Todos estos rasgos, que son contrarios a nuestra ética personal, son moralmente deseables en política, porque el respeto de la vida como desafío o reto exige justicia de recursos, no de bienestar. El sistema del bienestar, de hecho, acaba con la vida como reto. Un liberal ético, a diferencia de un utilitarista o de un rawlsiano, no querría una porción grande si es injusta. Para el liberal ético, las instituciones no pueden privilegiar ciertos desafíos vitales. Las políticas no igualitaristas asientan la buena vida en algo más contingente que la persona:

     “En realidad, resulta insultante para todo el mundo un sistema político y económico consagrado a la desigualdad, incluso para aquellos cuyos recursos se benefician de la injusticia, porque una estructura comunitaria que presupone que el reto de vivir es hipotético y superficial, niega la autodefinición, que es parte de la dignidad.
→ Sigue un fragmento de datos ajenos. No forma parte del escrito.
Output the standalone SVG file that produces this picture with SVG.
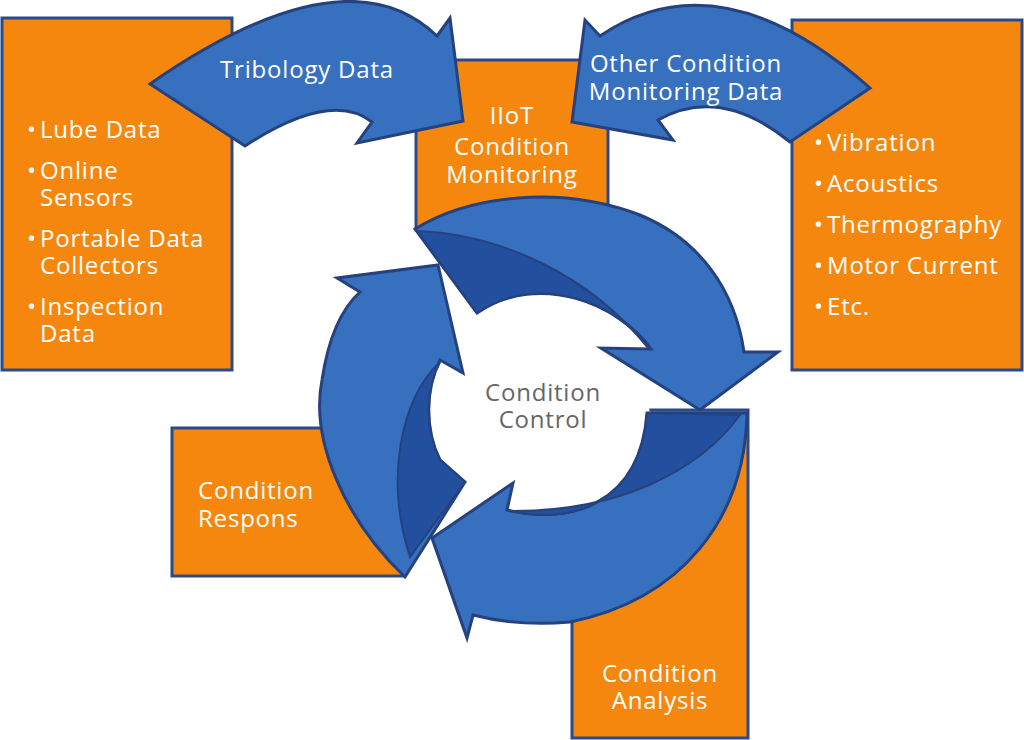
<svg xmlns="http://www.w3.org/2000/svg" width="1024" height="740" viewBox="0 0 1024 740">
<style>
.box{fill:#f5870e;stroke:#2b4a8c;stroke-width:3}
.arr{fill:#3670be;stroke:#25427f;stroke-width:3;stroke-linejoin:miter}
.face{fill:#23509e;stroke:#25427f;stroke-width:2}
.t{font-family:"Open Sans","Liberation Sans",sans-serif;font-size:24px;letter-spacing:0.8px;fill:#fff}
.c{text-anchor:middle}
.g{fill:#666}
</style>
<rect width="1024" height="740" fill="#fff"/>
<g id="lube"><rect class="box" x="2" y="18" width="230" height="352"/>
<text class="t" x="27" y="138">•</text><text class="t" x="40" y="138">Lube Data</text>
<text class="t" x="27" y="179">•</text><text class="t" x="40" y="179">Online</text><text class="t" x="40" y="206">Sensors</text>
<text class="t" x="27" y="247">•</text><text class="t" x="40" y="247">Portable Data</text><text class="t" x="40" y="274">Collectors</text>
<text class="t" x="27" y="315">•</text><text class="t" x="40" y="315">Inspection</text><text class="t" x="40" y="342">Data</text></g>
<g id="iiot"><rect class="box" x="416" y="60" width="192" height="170"/>
<text class="t c" x="512" y="124">IIoT</text><text class="t c" x="512" y="155">Condition</text><text class="t c" x="512" y="183">Monitoring</text></g>
<g id="other"><rect class="box" x="792" y="20" width="230" height="350"/>
<text class="t" x="814" y="151">•</text><text class="t" x="827" y="151">Vibration</text>
<text class="t" x="814" y="192">•</text><text class="t" x="827" y="192">Acoustics</text>
<text class="t" x="814" y="233">•</text><text class="t" x="827" y="233">Thermography</text>
<text class="t" x="814" y="274">•</text><text class="t" x="827" y="274">Motor Current</text>
<text class="t" x="814" y="315">•</text><text class="t" x="827" y="315">Etc.</text></g>
<g id="respons"><rect class="box" x="172" y="428" width="230" height="148"/>
<text class="t" x="198" y="499">Condition</text><text class="t" x="198" y="527">Respons</text></g>
<g id="analysis"><rect class="box" x="572" y="410" width="176" height="328"/>
<text class="t c" x="660" y="682">Condition</text><text class="t c" x="660" y="709">Analysis</text></g>
<ellipse cx="540" cy="420" rx="110" ry="100" fill="#fff"/>
<path d="M572,420 L572,560 L640,560 L648,412 Z" fill="#fff"/>
<g id="connectors">
<path class="arr" d="M150,84 Q346,-52 437,36 L450,18 L463,121 L357,143 L372,122 Q331,90 245,146 Z"/>
<path class="arr" d="M870,88 Q720,-45 600,36 L585,20 L572,122 L673,140 L658,120 Q720,85 790,142 Z"/>
<path class="arr" d="M415,229 C470,195 560,185 640,215 C700,240 735,290 744,352 L778,352 L700,410 L601,348 L651,349 C620,305 540,270 477,313 Z"/>
<path class="face" d="M417,231 C500,234 590,275 648,348 C620,305 540,270 477,313 Z"/>
<path class="arr" d="M405,577 C345,520 310,440 322,380 C328,340 340,310 360,292 L337,278 L438,265 L463,373 L440,360 C425,390 425,430 440,460 L465,482 Z"/>
<path class="face" d="M440,362 C400,400 385,480 410,557 L465,482 L440,460 C425,430 425,390 440,362 Z"/>
<path class="arr" d="M747,413 C745,520 680,600 570,622 C535,625 500,622 473,615 L467,638 L432,538 L513,483 L507,510 C570,525 640,505 647,413 Z"/>
<path class="face" d="M740,415 C700,470 620,512 510,511 C570,525 640,505 647,413 Z"/>
</g>
<g id="labels">
<text class="t c" x="307" y="78">Tribology Data</text>
<text class="t c" x="686" y="72">Other Condition</text><text class="t c" x="686" y="100">Monitoring Data</text>
<text class="t c g" x="543" y="401">Condition</text><text class="t c g" x="543" y="428">Control</text>
</g>
</svg>
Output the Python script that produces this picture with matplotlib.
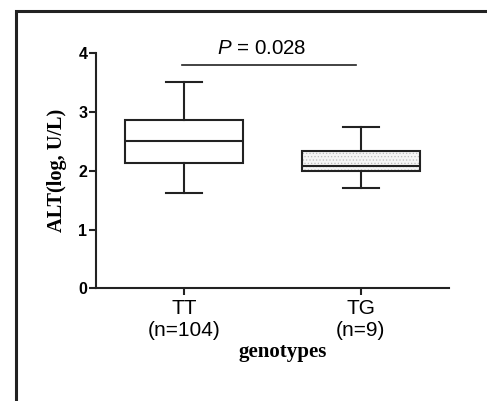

En el modelo del desafío, el autointerés crítico y la igualdad política van de la mano. Hegel dijo que amos y esclavos están en la misma cárcel: la igualdad abre las puertas de su celda." (pg. 179)

Creo que Dworkin se ha "tomado en serio" la teoría política, y ha llevado tna lejos o casi tan lejos como es posible la fundamentación ética de lo que podríamos llamar interesantemente “liberalismo”, es decir, la teoría según la cual las leyes tienen que garantizar que cada individuo pueda realizar su “reto” vital personal sin trabas ni impedimentos, en igualdad de oportunidades. Si Rawls, para salvar la neutralidad liberal recurría a un modelo kantiano (contractualista trascendental o formal), Dworkin lleva el liberalismo hasta donde se puede en un modelo más sustantivista o “aristotélico”, y consigue, no solo salvar la tolerancia sino justificarla éticamente de forma fuerte. Parece que más allá por el camino de una ética sustantiva, solo queda el despotismo o el totalitarismo que se atribuye a la República de Platón o al comunismo. Pero ¿es suficiente la posición de Dworkin para justificar el liberalismo, incluso entendido de una manera tan depurada?